28 July 2008

When Bangalore was bombed, Twitterers turned reporters

I thought I had seen it before.
But I was not sure.
Where have I seen this before, I wondered.
Oh, it reminded me of my days in Reuters, when the editorial system saw cluttered reports from correspondents and stringers piling into a box, similar in topic but diverse in style and datelines.
Only, this time, the loop was not closed and secure.
When bombs went off in Bangalore last Friday, the savvier techies were turning to a social media "friendfeed" to make sense.
This is what I read on Ashish Sinha's pluggd.in

"People:

"There are ~8 bomb blasts reported so far. Since telco networks are jammed, please use this twitter id to share your status (so that your near and dear ones can know your well being).Or else, use spy to track the bangalore news across social media.

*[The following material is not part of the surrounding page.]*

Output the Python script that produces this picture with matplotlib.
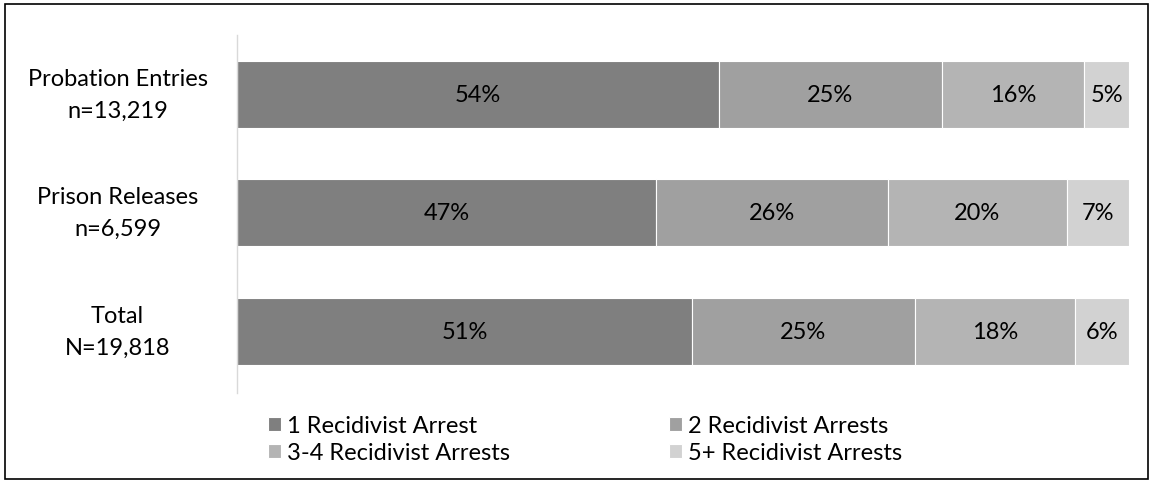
import numpy as np
import matplotlib
matplotlib.use("Agg")
from matplotlib import pyplot as plt
from matplotlib.patches import Rectangle

plt.rcParams['font.family'] = ['Lato', 'DejaVu Sans']

# Data
groups = ["Probation Entries\nn=13,219", "Prison Releases\nn=6,599", "Total\nN=19,818"]
one_arrest = [54, 47, 51]
two_arrests = [25, 26, 25]
three_four_arrests = [16, 20, 18]
five_plus_arrests = [5, 7, 6]

series_names = ["1 Recidivist Arrest", "2 Recidivist Arrests",
                "3-4 Recidivist Arrests", "5+ Recidivist Arrests"]
series = [one_arrest, two_arrests, three_four_arrests, five_plus_arrests]
colors = ["#7f7f7f", "#a0a0a0", "#b4b4b4", "#d2d2d2"]

FS = 17

fig = plt.figure(figsize=(11.53, 4.85), dpi=100)
ax = fig.add_axes([237 / 1153, 1 - 394 / 485, (1129 - 237) / 1153, (394 - 36) / 485])

y = np.arange(len(groups))
left = np.zeros(len(groups))
bars = []
for name, vals, col in zip(series_names, series, colors):
    vals = np.array(vals, dtype=float)
    b = ax.barh(y, vals, left=left, height=0.565, color=col, edgecolor="white",
                linewidth=0.8, label=name)
    bars.append(b)
    for yi, l, v in zip(y, left, vals):
        ax.text(l + v / 2, yi, f"{int(v)}%", ha="center", va="center",
                fontsize=FS, color="black")
    left += vals

ax.set_xlim(0, 100)
ax.set_ylim(2.52, -0.5)
ax.set_yticks(y)
ax.set_yticklabels(groups, fontsize=FS, ha="center", va="center", linespacing=1.65)
ax.tick_params(axis="y", length=0, pad=86)
ax.set_xticks([])
for s in ["top", "right", "bottom"]:
    ax.spines[s].set_visible(False)
ax.spines["left"].set_color("#d9d9d9")
ax.spines["left"].set_linewidth(1)

# legend fills column-wise, so reorder to get row-wise layout
order = [0, 2, 1, 3]
leg = fig.legend([bars[i] for i in order], [series_names[i] for i in order],
                 loc="upper left", bbox_to_anchor=(268 / 1153, 1 - 416 / 485),
                 ncol=2, frameon=False, fontsize=FS, handlelength=0.55,
                 handleheight=0.55, handletextpad=0.25, columnspacing=6.75,
                 labelspacing=0.27, borderaxespad=0, borderpad=0)

# outer border
fig.patches.append(Rectangle((5 / 1153, 5 / 485), 1 - 10 / 1153, 1 - 10 / 485,
                             transform=fig.transFigure, fill=False,
                             edgecolor="black", linewidth=1.2))

fig.savefig("out.png", dpi=100)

Word of advice: if you are in your office, stay there. Please do not add to the traffic jam/chaos by leaving for home right now!"


What is "spy"?
It turns out that this link is what he was talking of
http://spy.appspot.com/find/bangalore/
Click on that, and you are officially evesdropping on stuff related to Bangalore.
On that eventful day, this was like a reporter's dream come true.
Of course, like in all cases, reporters can face hoax calls, crank messages and sundry useless stuff coming their way. And this was no exception.
But it was educative to see how "citizen journalism" had at least come somewhere near reasonable tip-offs for mainstream reporters.
A lot of the messages that day were get-well-soon type twitters or inane kill-those-terrorists rants..but some of it made a lot of sense, as eyewitnesses and alert citizens fed information from the ground -- for ANYONE who cared, ANYWHERE on the planet.
This is what newsrooms must be alert to in the Digital Age.